What this task involves
Look through the lines below and extract any with the word "that".

Data entries
——————

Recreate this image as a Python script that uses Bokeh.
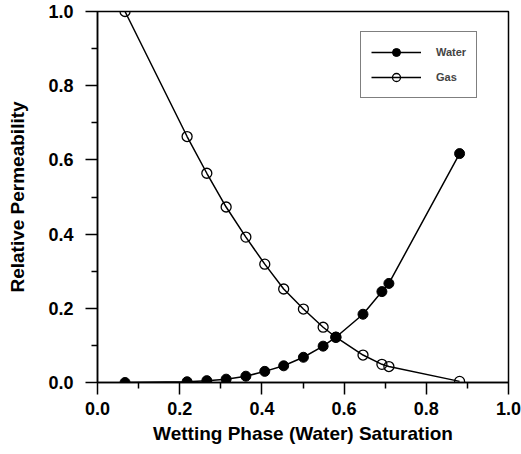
from bokeh.plotting import figure
from bokeh.models import Range1d, FixedTicker, Legend, LegendItem, PrintfTickFormatter
from bokeh.embed import file_html
from bokeh.resources import INLINE

# Data
sw = [0.067, 0.218, 0.266, 0.313, 0.361, 0.407, 0.453, 0.501, 0.549, 0.580, 0.646, 0.692, 0.709, 0.881]
krw = [0.0, 0.002, 0.005, 0.009, 0.017, 0.030, 0.045, 0.068, 0.098, 0.122, 0.184, 0.245, 0.267, 0.617]
krg = [1.0, 0.663, 0.564, 0.473, 0.392, 0.319, 0.252, 0.198, 0.149, 0.122, 0.074, 0.049, 0.043, 0.003]

x_ticks = [0.0, 0.2, 0.4, 0.6, 0.8, 1.0]
x_minor = [0.1, 0.3, 0.5, 0.7, 0.9]
y_ticks = [0.0, 0.2, 0.4, 0.6, 0.8, 1.0]
y_minor = [0.1, 0.3, 0.5, 0.7, 0.9]

FONT = "Liberation Sans"

p = figure(width=521, height=454, output_backend="svg", toolbar_location=None,
           x_range=Range1d(0, 1), y_range=Range1d(0, 1),
           min_border_left=97, min_border_right=13, min_border_top=11, min_border_bottom=72)

p.xgrid.visible = False
p.ygrid.visible = False
p.outline_line_color = "black"
p.outline_line_width = 1.5
p.outline_line_alpha = 1.0
p.background_fill_color = "white"
p.border_fill_color = "white"

for ax, ticks, minor in ((p.xaxis[0], x_ticks, x_minor), (p.yaxis[0], y_ticks, y_minor)):
    ax.ticker = FixedTicker(ticks=ticks, minor_ticks=minor)
    ax.formatter = PrintfTickFormatter(format="%.1f")
    ax.axis_line_color = "black"
    ax.axis_line_width = 1.5
    ax.major_tick_line_color = "black"
    ax.major_tick_line_width = 1.5
    ax.minor_tick_line_color = "black"
    ax.minor_tick_line_width = 1.5
    ax.major_tick_in = 0
    ax.major_tick_out = 12
    ax.minor_tick_in = 0
    ax.minor_tick_out = 6
    ax.major_label_text_font = FONT
    ax.major_label_text_font_style = "bold"
    ax.major_label_text_font_size = "18px"
    ax.major_label_text_color = "black"
    ax.axis_label_text_font = FONT
    ax.axis_label_text_font_style = "bold"
    ax.axis_label_text_font_size = "19px"
    ax.axis_label_text_color = "black"

p.xaxis.axis_label = "Wetting Phase (Water) Saturation"
p.yaxis.axis_label = "Relative Permeability"
p.xaxis.major_label_standoff = 7
p.xaxis.axis_label_standoff = 5
p.yaxis.major_label_standoff = 12
p.yaxis.axis_label_standoff = 17

lg = p.line(sw, krg, line_color="black", line_width=1.5)
sg = p.scatter(sw, krg, marker="circle", size=10, line_color="black", line_width=1.3, fill_color=None)
lw = p.line(sw, krw, line_color="black", line_width=1.5)
sw_r = p.scatter(sw, krw, marker="circle", size=10, line_color="black", fill_color="black")

legend = Legend(items=[LegendItem(label="Water", renderers=[lw, sw_r]),
                       LegendItem(label="Gas", renderers=[lg, sg])],
                location=(263, 284))
legend.border_line_color = "black"
legend.border_line_width = 1
legend.background_fill_color = "white"
legend.background_fill_alpha = 1.0
legend.label_text_font = FONT
legend.label_text_font_style = "bold"
legend.label_text_font_size = "11px"
legend.padding = 10
legend.spacing = 5
legend.margin = 0
legend.glyph_width = 50
legend.glyph_height = 20
legend.label_standoff = 15
legend.label_height = 20
p.add_layout(legend)

open("out.html", "w").write(file_html(p, INLINE))
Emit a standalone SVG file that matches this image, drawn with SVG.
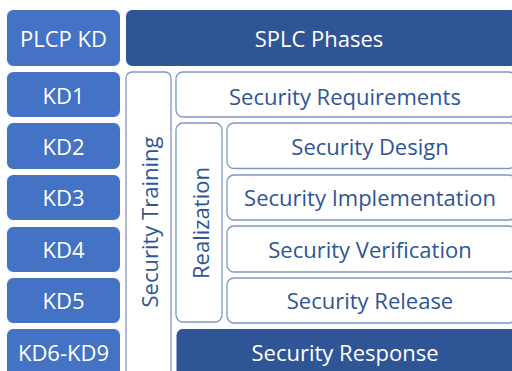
<svg xmlns="http://www.w3.org/2000/svg" width="512" height="371" viewBox="0 0 512 371">
<style>
.kd{fill:#4472C4;stroke:#FFFFFF;stroke-width:1}
.dk{fill:#2F5597;stroke:#FFFFFF;stroke-width:1}
.wb{fill:#FFFFFF;stroke:#7F96C8;stroke-width:1.3}
.tw{font-family:"Open Sans","Noto Sans",sans-serif;font-size:22px;fill:#FFFFFF;text-anchor:middle;dominant-baseline:central}
.tb{font-family:"Open Sans","Noto Sans",sans-serif;font-size:22px;fill:#2F5597;text-anchor:middle;dominant-baseline:central}
</style>
<rect width="512" height="371" fill="#FFFFFF"/>
<g id="plcp"><rect class="kd" x="6.5" y="9.5" width="114" height="57" rx="7"/><text class="tw" x="63.5" y="38">PLCP KD</text></g>
<g id="splc"><rect class="dk" x="125.5" y="9.5" width="392" height="57" rx="7"/><text class="tw" x="319" y="38">SPLC Phases</text></g>
<g id="kd1"><rect class="kd" x="6.5" y="71.5" width="114" height="46" rx="7"/><text class="tw" x="63.5" y="95">KD1</text></g>
<g id="kd2"><rect class="kd" x="6.5" y="122.5" width="114" height="47" rx="7"/><text class="tw" x="63.5" y="146">KD2</text></g>
<g id="kd3"><rect class="kd" x="6.5" y="174.5" width="114" height="46" rx="7"/><text class="tw" x="63.5" y="197">KD3</text></g>
<g id="kd4"><rect class="kd" x="6.5" y="226.5" width="114" height="46" rx="7"/><text class="tw" x="63.5" y="249">KD4</text></g>
<g id="kd5"><rect class="kd" x="6.5" y="277.5" width="114" height="46" rx="7"/><text class="tw" x="63.5" y="300">KD5</text></g>
<g id="kd6"><rect class="kd" x="6.5" y="328.5" width="114" height="60" rx="7"/><text class="tw" x="63.5" y="352">KD6-KD9</text></g>
<g id="training"><rect class="wb" x="126" y="72" width="45" height="315" rx="6"/><text class="tb" transform="translate(148.5,222) rotate(-90)">Security Training</text></g>
<g id="requirements"><rect class="wb" x="176" y="72" width="340" height="45" rx="7"/><text class="tb" x="345" y="96">Security Requirements</text></g>
<g id="realization"><rect class="wb" x="176" y="123" width="46" height="199" rx="7"/><text class="tb" transform="translate(199.5,223) rotate(-90)">Realization</text></g>
<g id="design"><rect class="wb" x="227" y="123" width="289" height="45.5" rx="7"/><text class="tb" x="370" y="146">Security Design</text></g>
<g id="implementation"><rect class="wb" x="227" y="175" width="289" height="45" rx="7"/><text class="tb" x="370" y="197">Security Implementation</text></g>
<g id="verification"><rect class="wb" x="227" y="226" width="289" height="46" rx="7"/><text class="tb" x="370" y="249">Security Verification</text></g>
<g id="release"><rect class="wb" x="227" y="278" width="289" height="45" rx="7"/><text class="tb" x="370" y="300">Security Release</text></g>
<g id="response"><rect class="dk" x="176" y="328.5" width="345" height="60" rx="7"/><text class="tb" style="fill:#FFFFFF" x="345" y="352">Security Response</text></g>
<g id="connectors"></g>
</svg>
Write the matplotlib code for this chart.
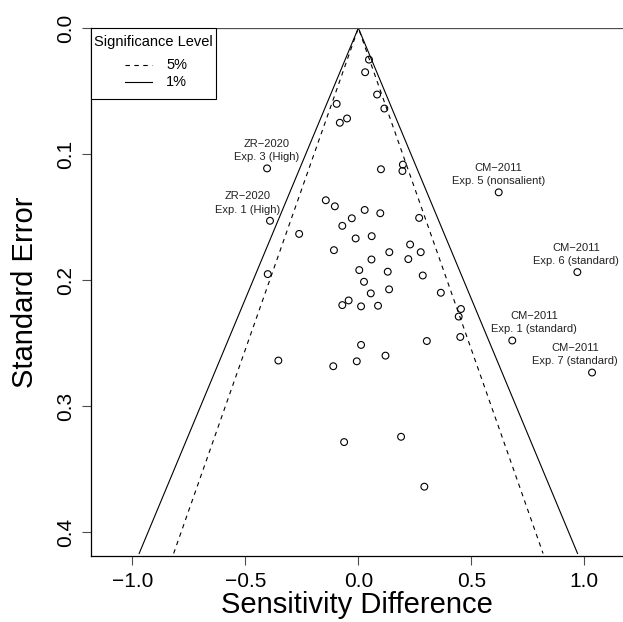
import numpy as np
import matplotlib
matplotlib.use("Agg")
import matplotlib.pyplot as plt
from matplotlib.patches import Rectangle

plt.rcParams['font.family'] = ['Liberation Sans', 'DejaVu Sans']

# effect sizes (sensitivity difference) and standard errors
diff = [0.047, 0.030, 0.083, 0.115, -0.096, -0.082, -0.050, 0.100, 0.197, 0.195,
        -0.262, -0.401, -0.144, -0.104, 0.028, 0.097, -0.029, -0.071, -0.012, 0.059,
        -0.108, 0.058, 0.004, 0.269, 0.229, 0.137, 0.276, 0.221, 0.130, 0.285,
        0.025, 0.055, 0.136, 0.365, -0.071, -0.043, 0.012, 0.087, 0.012, -0.354,
        -0.111, -0.007, 0.120, 0.303, -0.063, 0.189, 0.454, 0.444, 0.451, 0.292]
se = [0.0251, 0.0351, 0.0528, 0.0639, 0.0602, 0.0752, 0.0718, 0.1121, 0.1084, 0.1135,
      0.1634, 0.1953, 0.1367, 0.1415, 0.1444, 0.1470, 0.1510, 0.1570, 0.1670, 0.1652,
      0.1763, 0.1837, 0.1921, 0.1507, 0.1718, 0.1779, 0.1779, 0.1834, 0.1934, 0.1964,
      0.2014, 0.2106, 0.2074, 0.2101, 0.2199, 0.2162, 0.2209, 0.2204, 0.2515, 0.2639,
      0.2684, 0.2645, 0.2600, 0.2484, 0.3286, 0.3244, 0.2230, 0.2290, 0.2452, 0.3640]

# labelled studies, with where their labels sit
lab_diff = [-0.404, -0.391, 0.621, 0.969, 0.681, 1.034]
lab_se = [0.1114, 0.1530, 0.1304, 0.1937, 0.2480, 0.2734]
lab_text_x = [-0.404, -0.491, 0.620, 0.963, 0.777, 0.959]
lab_text = ["ZR\u22122020\nExp. 3 (High)", "ZR\u22122020\nExp. 1 (High)",
            "CM\u22122011\nExp. 5 (nonsalient)", "CM\u22122011\nExp. 6 (standard)",
            "CM\u22122011\nExp. 1 (standard)", "CM\u22122011\nExp. 7 (standard)"]

levels = ["5%", "1%"]
z_crit = [1.96, 2.326]
styles = [(0, (4, 4)), '-']

se_max = 0.417

fig = plt.figure(figsize=(6.23, 6.22), dpi=100)
ax = fig.add_axes([91 / 623, 66 / 622, 1 - 91 / 623, (556 - 28) / 622])

for z, ls in zip(z_crit, styles):
    ax.plot([-z * se_max, 0, z * se_max], [se_max, 0, se_max], color='black',
            lw=0.8, ls=ls)

ax.axhline(0, color='0.3', lw=0.9)

ax.scatter(diff + lab_diff, se + lab_se, s=24, facecolors='none',
           edgecolors='black', linewidths=0.8, zorder=3)

for x, tx, y, t in zip(lab_diff, lab_text_x, lab_se, lab_text):
    ax.annotate(t, (tx, y), xytext=(0, 4.5), textcoords='offset points',
                ha='center', va='bottom', fontsize=8, color='#222222',
                linespacing=1.4)

ax.set_xlim(-1.183, 1.171)
ax.set_ylim(se_max + 0.002, 0)
ax.set_xticks([-1.0, -0.5, 0.0, 0.5, 1.0])
ax.set_xticklabels(['\u22121.0', '\u22120.5', '0.0', '0.5', '1.0'])
ax.set_yticks([0.0, 0.1, 0.2, 0.3, 0.4])
ax.set_yticklabels(['0.0', '0.1', '0.2', '0.3', '0.4'], rotation=90, va='center')
ax.tick_params(labelsize=15, length=6.5, width=0.8, color='0.3', pad=5)
ax.spines['top'].set_visible(False)
ax.spines['right'].set_visible(False)
ax.spines['left'].set_linewidth(0.9)
ax.spines['bottom'].set_linewidth(0.9)

ax.set_xlabel('Sensitivity Difference', fontsize=21, labelpad=0)
ax.set_ylabel('Standard Error', fontsize=21, labelpad=12)

# legend box drawn by hand (R style spacing)
tr = ax.transAxes
ax.add_patch(Rectangle((0, 0.8655), 0.235, 0.1345, transform=tr, facecolor='white',
                       edgecolor='black', lw=0.8, clip_on=False, zorder=5))
ax.text(0.1165, 0.974, 'Significance Level', transform=tr, ha='center', va='center',
        fontsize=10.5, zorder=6)
for lev, ls, ly in zip(levels, styles, [0.930, 0.898]):
    ax.plot([0.0639, 0.1147], [ly, ly], transform=tr, color='black', lw=0.8, ls=ls,
            zorder=6, clip_on=False)
    ax.text(0.141, ly, lev, transform=tr, ha='left', va='center', fontsize=10.5,
            zorder=6)

fig.savefig('out.png', dpi=100)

——————

Answer to the task
Recreate this image as a Python script that uses Bokeh.
Emit a standalone SVG file that matches this image, drawn with SVG.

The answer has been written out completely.